Bir Yavuz Bülent daha yok işte
Bir Yavuz Bülent daha yok işte
HÜSEYİN ÖZTÜRK
Vatanımız, devletimiz, milletimiz, bayrağımız dinimiz adına zor zamanlarda cesurca inandıklarını söyleyen ve savunan bir Yavuz Bülent daha yok işte.
Rabbim rahmet eylesin. Hakk’ın ve hakikatin yılmaz savunucusu olduğuna inananlardan ruhuna Fatiha Şerif niyazında bulunalım. Ruhu için El-Fatiha.
Yavuz Bülent Bakiler; bu toprağın sesi, soluğu idi.

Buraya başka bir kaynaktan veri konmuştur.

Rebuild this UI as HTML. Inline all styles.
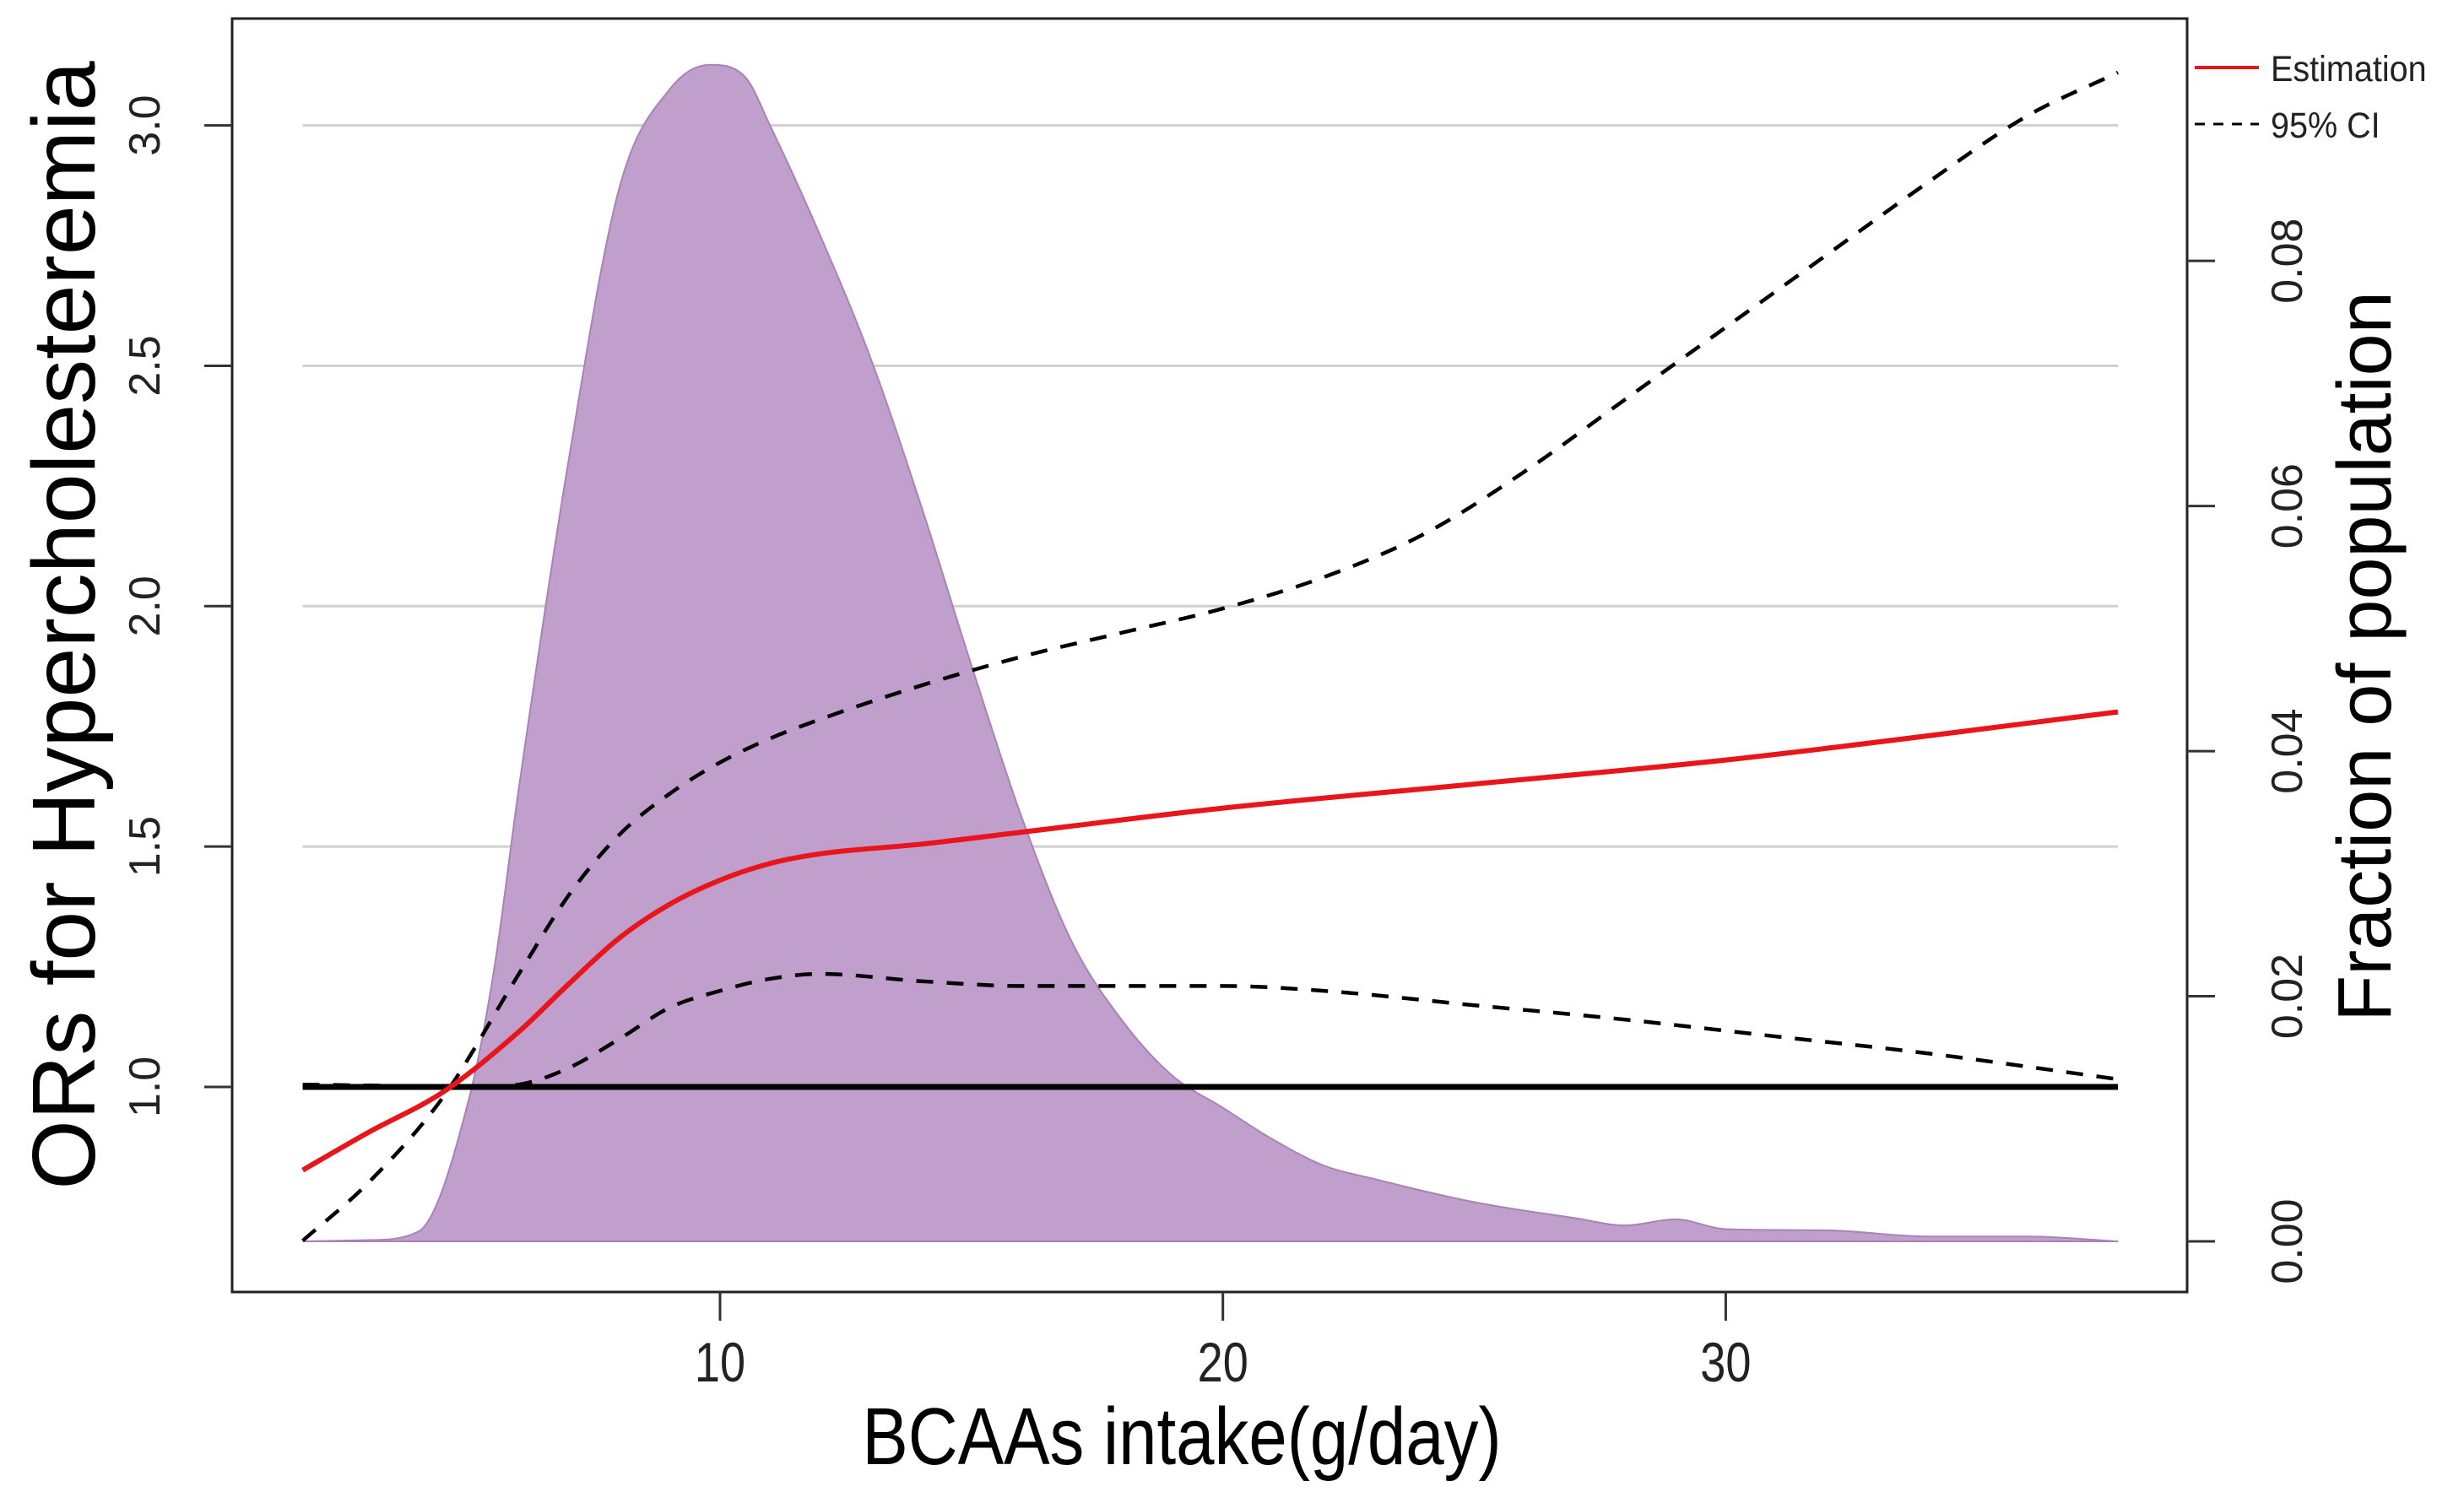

Kırk türküsü, kırk şarkısı, kırk şiiri, kırk sözü vardı, hepsi de ülkemiz, milletimiz, dinimiz üzerineydi.
Vatanına, kültürüne, diline, dinine, edebiyatına, tarihine âşıktı. Türkçe konuşan her kavim onun için birdi ve ayrılmazlardı. Baba memleketi Azerbaycan onun için başka türlü güzeldi ve “Can Azerbaycan” kitabıyla bilinmeyen Azerbaycan’ı yazmıştı.
Sadece Kafkaslar değil, kendi ifadesiyle Balkanların tümü onun öpöz memleketiydi, anasının sütü gibi temiz vatan topraklarıydı.
Yalnız Anadolu onun kalbiydi, her şeyi idi. Kendi çocukluğu ve gençliği yıllarında bu toprakların nasıl heba edildiğini, milletin nasıl ötelendiğini, nice acıların yaşandığını, sanki yedi yüz yıl dünyaya adaletle, hikmetle, sanatla hükmedilmemiş bir devletin devamı değil de soyguncuların baskın verdiği memleket gibidir.
Tek parti döneminin estirdiği kasırgadan aklında kalanları, “Anadolu” şiiriyle dile getirmiştir. Şiire yer vererek dün ile bugün arasındaki farkı da ortaya koymuş olalım.
“Ben Anadolu’yum...
Yıllar yılı susuz kaldım, yıllar yılı aç...
Şükrederek, kalktığım sofralarımda
Ya soğan ekmek olur yahut bulamaç.
Hastalarım ölüm yataklarında
Ne doktor yüzü gördüm, ne ilaç.
Zaman zaman nankör çıktı büyütüp okuttuğum,
Gölge vermedi çok kere diktiğim ağaç...
Devlet denince hep vergi geldi aklıma
Jandarma deyince kırbaç...
En gümrah ırmaklarım boşuna akıp gitti
Üç beş adım ötesinde toprağım vardı kıraç.
Gittim, yiğitçe döğüştüm gazâ meydanlarında
Ne tak-ı zaferler istedim, ne taç...
Savaşta çiğnetmedim hilâli düşmanlara
Barışta düştü üstüme gölge gölge haç...
Yolsuz, okulsuz köylerim, kasabalarım hâlâ
Alın terine muhtaç...
Ben Anadolu’yum, acılı, mahzun;
Bende bitmez tükenmez dert kulaç kulaç”... Rabbim rahmet eylesin.
Mekânı Cennet olsun!
Yavuz ağabeyi 40 yıldır bilirim. Ankara’da Türkiye Yazarlar Birliği çatısı altında tanımıştım, sonrasında da birlikteliğimiz her fırsatta devam etti. Türkçenin hamisiydi.
Bu topraklarda yetişmiş bir münevver olarak, inandığı değerlerden asla taviz vermedi ve özellikle bürokrasideki ayak oyunlarına yenilmedi. Makam, mevki, para uğruna asla kimseye karşı bir minnet beslemeden çalıştı. Gücünü amentüsünden alıyordu.
Kültür Bakanlığında bulunduğu yıllarda da günümüzde de kültür adına memleketin ve milletin altını oyanlarla çok mücadele etti ve hep şunu söyledi:
“Kendi köklerini kaybeden ve dönmeyen milletler, başka milletlerin kölesi olmaya razılar demektir. Bu sebeple; ilimde, sanatta, tarihte kayıtsız ve şartsız, kendi köklerimize dönmek zorundayız”. Daha ne desin?